INNOVATION IN GENRE AND STYLE IN CARYL CHURCHILL’S DRAMATURGY
Keywords:
Caryl Churchill, genre innovation, stylistic experimentation, postmodern theatre, feminist drama, fragmentation, non-linear narrative, dramatic form, social critique.Abstract
This study investigates innovation in genre and style in Caryl Churchill’s dramaturgy, with particular attention to how she transforms traditional dramatic conventions through postmodern and feminist aesthetics. The research focuses on selected plays, including Top Girls, Cloud Nine, and Serious Money, analyzing their structural fragmentation, genre hybridity, and stylistic experimentation.
Using a qualitative interpretative approach grounded in postmodern theatre theory and feminist literary criticism (Lyotard, 1984; Butler, 1990), the study demonstrates that Churchill consistently rejects linear narrative and realist representation. Instead, she constructs fragmented, non-linear, and polyphonic dramatic forms that challenge conventional expectations of theatre.
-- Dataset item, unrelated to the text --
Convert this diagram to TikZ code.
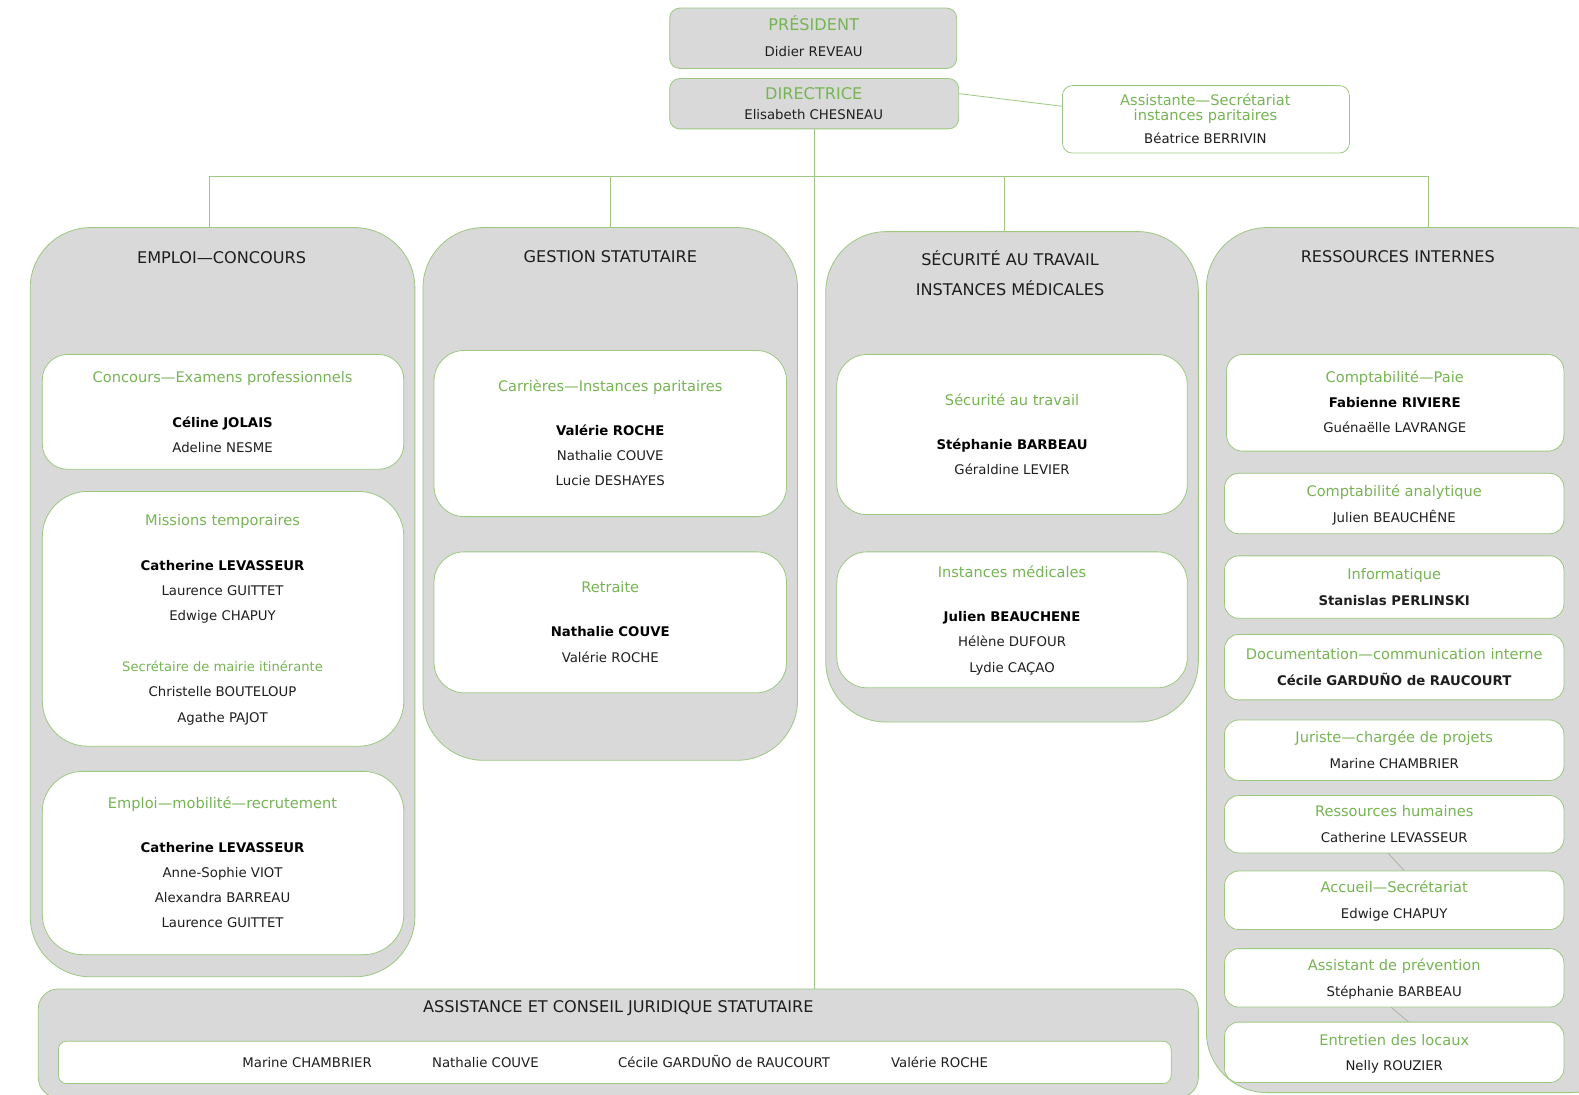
\documentclass[tikz,border=0pt]{standalone}
\usepackage{fontspec}
\setmainfont{DejaVu Sans}
\usetikzlibrary{fit}

\begin{document}
\begin{tikzpicture}[x=1pt,y=-1pt,line width=0.8pt]
\definecolor{leaf}{RGB}{118,180,84}
\definecolor{rim}{RGB}{156,200,128}
\definecolor{panel}{RGB}{217,217,217}
\definecolor{ink}{RGB}{30,30,30}
\definecolor{seam}{RGB}{170,182,165}

\tikzset{
  panelbox/.style={draw=rim,fill=panel,rounded corners=#1,inner sep=0pt},
  unitbox/.style={draw=rim,fill=white,rounded corners=#1,inner sep=0pt},
  head/.style={text=leaf,font=\fontsize{14.5}{17}\selectfont,
    text height=10.5pt,text depth=3pt,inner sep=0pt,yshift=-2pt},
  subhead/.style={head,font=\fontsize{13}{16}\selectfont},
  who/.style={text=ink,font=\fontsize{13.2}{16}\selectfont,
    text height=9.5pt,text depth=2.7pt,inner sep=0pt,yshift=-2pt},
  chief/.style={who,text=black,font=\fontsize{13.2}{16}\selectfont\bfseries},
  dept/.style={text=ink,font=\fontsize{16}{19}\selectfont,
    text height=11.5pt,text depth=3.3pt,inner sep=0pt,yshift=-2pt},
  link/.style={draw=rim},
}

\useasboundingbox (0,0) rectangle (1568,1087);
\clip (0,0) rectangle (1568,1087);

% Top: president, director and her assistant.
\node[panelbox=10pt,fit={(665,8) (950,68)}] (pres) {};
\node[head,font=\fontsize{16}{19}\selectfont] (pres-t) at (808,25) {PRÉSIDENT};
\node[who] (pres-n) at (808,51) {Didier REVEAU};

\node[panelbox=10pt,fit={(665,78) (952,128)}] (dir) {};
\node[head,font=\fontsize{16}{19}\selectfont] (dir-t) at (808,93) {DIRECTRICE};
\node[who] (dir-n) at (808,113) {Elisabeth CHESNEAU};

\node[unitbox=10pt,fit={(1055,85) (1340,152)}] (asst) {};
\node[head] (asst-t1) at (1197,99) {Assistante—Secrétariat};
\node[head] (asst-t2) at (1197,114) {instances paritaires};
\node[who] (asst-n) at (1197,137) {Béatrice BERRIVIN};

% Column 1: emploi - concours.
\node[panelbox=60pt,fit={(30,226) (412,970)}] (emp) {};
\node[dept] (emp-t) at (220,256) {EMPLOI—CONCOURS};

\node[unitbox=25pt,fit={(42,352) (401,466)}] (e1) {};
\node[head] (e1-t) at (221,374) {Concours—Examens professionnels};
\node[chief] (e1-n1) at (221,419) {Céline JOLAIS};
\node[who] (e1-n2) at (221,444) {Adeline NESME};

\node[unitbox=45pt,fit={(42,488) (401,741)}] (e2) {};
\node[head] (e2-t) at (221,516) {Missions temporaires};
\node[chief] (e2-n1) at (221,561) {Catherine LEVASSEUR};
\node[who] (e2-n2) at (221,586) {Laurence GUITTET};
\node[who] (e2-n3) at (221,611) {Edwige CHAPUY};
\node[subhead] (e2-s) at (221,661) {Secrétaire de mairie itinérante};
\node[who] (e2-n4) at (221,686) {Christelle BOUTELOUP};
\node[who] (e2-n5) at (221,712) {Agathe PAJOT};

\node[unitbox=40pt,fit={(42,766) (401,948)}] (e3) {};
\node[head] (e3-t) at (221,797) {Emploi—mobilité—recrutement};
\node[chief] (e3-n1) at (221,841) {Catherine LEVASSEUR};
\node[who] (e3-n2) at (221,866) {Anne-Sophie VIOT};
\node[who] (e3-n3) at (221,891) {Alexandra BARREAU};
\node[who] (e3-n4) at (221,916) {Laurence GUITTET};

% Column 2: gestion statutaire.
\node[panelbox=60pt,fit={(420,226) (792,755)}] (gest) {};
\node[dept] (gest-t) at (606,255) {GESTION STATUTAIRE};

\node[unitbox=30pt,fit={(431,348) (781,513)}] (g1) {};
\node[head] (g1-t) at (606,383) {Carrières—Instances paritaires};
\node[chief] (g1-n1) at (606,427) {Valérie ROCHE};
\node[who] (g1-n2) at (606,452) {Nathalie COUVE};
\node[who] (g1-n3) at (606,477) {Lucie DESHAYES};

\node[unitbox=30pt,fit={(431,548) (781,688)}] (g2) {};
\node[head] (g2-t) at (606,583) {Retraite};
\node[chief] (g2-n1) at (606,627) {Nathalie COUVE};
\node[who] (g2-n2) at (606,652) {Valérie ROCHE};

% Column 3: securite - instances medicales.
\node[panelbox=60pt,fit={(820,230) (1190,717)}] (secu) {};
\node[dept] (secu-t1) at (1003,258) {SÉCURITÉ AU TRAVAIL};
\node[dept] (secu-t2) at (1003,287) {INSTANCES MÉDICALES};

\node[unitbox=30pt,fit={(831,352) (1179,511)}] (s1) {};
\node[head] (s1-t) at (1005,397) {Sécurité au travail};
\node[chief] (s1-n1) at (1005,441) {Stéphanie BARBEAU};
\node[who] (s1-n2) at (1005,466) {Géraldine LEVIER};

\node[unitbox=30pt,fit={(831,548) (1179,683)}] (s2) {};
\node[head] (s2-t) at (1005,568) {Instances médicales};
\node[chief] (s2-n1) at (1005,612) {Julien BEAUCHENE};
\node[who] (s2-n2) at (1005,637) {Hélène DUFOUR};
\node[who] (s2-n3) at (1005,662) {Lydie CAÇAO};

% Column 4: ressources internes.
\node[panelbox=60pt,fit={(1198,226) (1620,1085)}] (ress) {};
\node[dept] (ress-t) at (1388,255) {RESSOURCES INTERNES};

\node[unitbox=16pt,fit={(1218,352) (1553,448)}] (r1) {};
\node[head] (r1-t) at (1385,374) {Comptabilité—Paie};
\node[chief] (r1-n1) at (1385,399) {Fabienne RIVIERE};
\node[who] (r1-n2) at (1385,424) {Guénaëlle LAVRANGE};

\foreach \i/\ya/\yb/\hd/\nm in {
    2/470/530/{Comptabilité analytique}/{Julien BEAUCHÊNE},
    3/552/614/{Informatique}/{\textbf{Stanislas PERLINSKI}},
    4/630/695/{Documentation—communication interne}/{\textbf{Cécile GARDUÑO de RAUCOURT}},
    5/715/775/{Juriste—chargée de projets}/{Marine CHAMBRIER},
    6/790/847/{Ressources humaines}/{Catherine LEVASSEUR},
    7/865/923/{Accueil—Secrétariat}/{Edwige CHAPUY},
    8/942/1000/{Assistant de prévention}/{Stéphanie BARBEAU},
    9/1015/1075/{Entretien des locaux}/{Nelly ROUZIER}}{
  \node[unitbox=14pt,fit={(1216,\ya) (1553,\yb)}] (r\i) {};
  \node[head] (r\i-t) at ([yshift=13pt]r\i.center) {\hd};
  \node[who] (r\i-n) at ([yshift=-13pt]r\i.center) {\nm};
}

\draw[seam] ([xshift=-6pt]r6.south) -- ([xshift=10pt]r7.north);
\draw[seam] ([xshift=-3pt]r8.south) -- ([xshift=14pt]r9.north);

% Bottom: assistance et conseil juridique.
\node[panelbox=20pt,fit={(38,982) (1190,1090)}] (ajs) {};
\node[dept] (ajs-t) at (614,999) {ASSISTANCE ET CONSEIL JURIDIQUE STATUTAIRE};
\node[unitbox=8pt,fit={(58,1034) (1163,1076)}] (ajs-in) {};
\node[who] (ajs-n1) at (305,1055) {Marine CHAMBRIER};
\node[who] (ajs-n2) at (482,1055) {Nathalie COUVE};
\node[who] (ajs-n3) at (719,1055) {Cécile GARDUÑO de RAUCOURT};
\node[who] (ajs-n4) at (933,1055) {Valérie ROCHE};

% Connectors.
\coordinate (busL) at (208,175);
\coordinate (busM) at (997,175);
\coordinate (busR) at (1418,175);
\draw[link] ([yshift=10pt]dir.east) -- ([yshift=13pt]asst.west);
\draw[link] (dir.south) -- (dir.south |- ajs.north);
\draw[link] (busL) -- (busR);
\draw[link] (busL) -- (busL |- emp.north);
\draw[link] (gest.north |- busL) -- (gest.north);
\draw[link] (busM) -- (busM |- secu.north);
\draw[link] (busR) -- (busR |- ress.north);
\end{tikzpicture}
\end{document}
The findings reveal that genre and style in Churchill’s dramaturgy function not only as artistic techniques but also as instruments of ideological and social critique, exposing issues such as gender inequality, capitalist structures, and power relations. The study concludes that Churchill’s innovative dramaturgy significantly expands the boundaries of modern theatre and redefines the relationship between form and meaning in dramatic writing.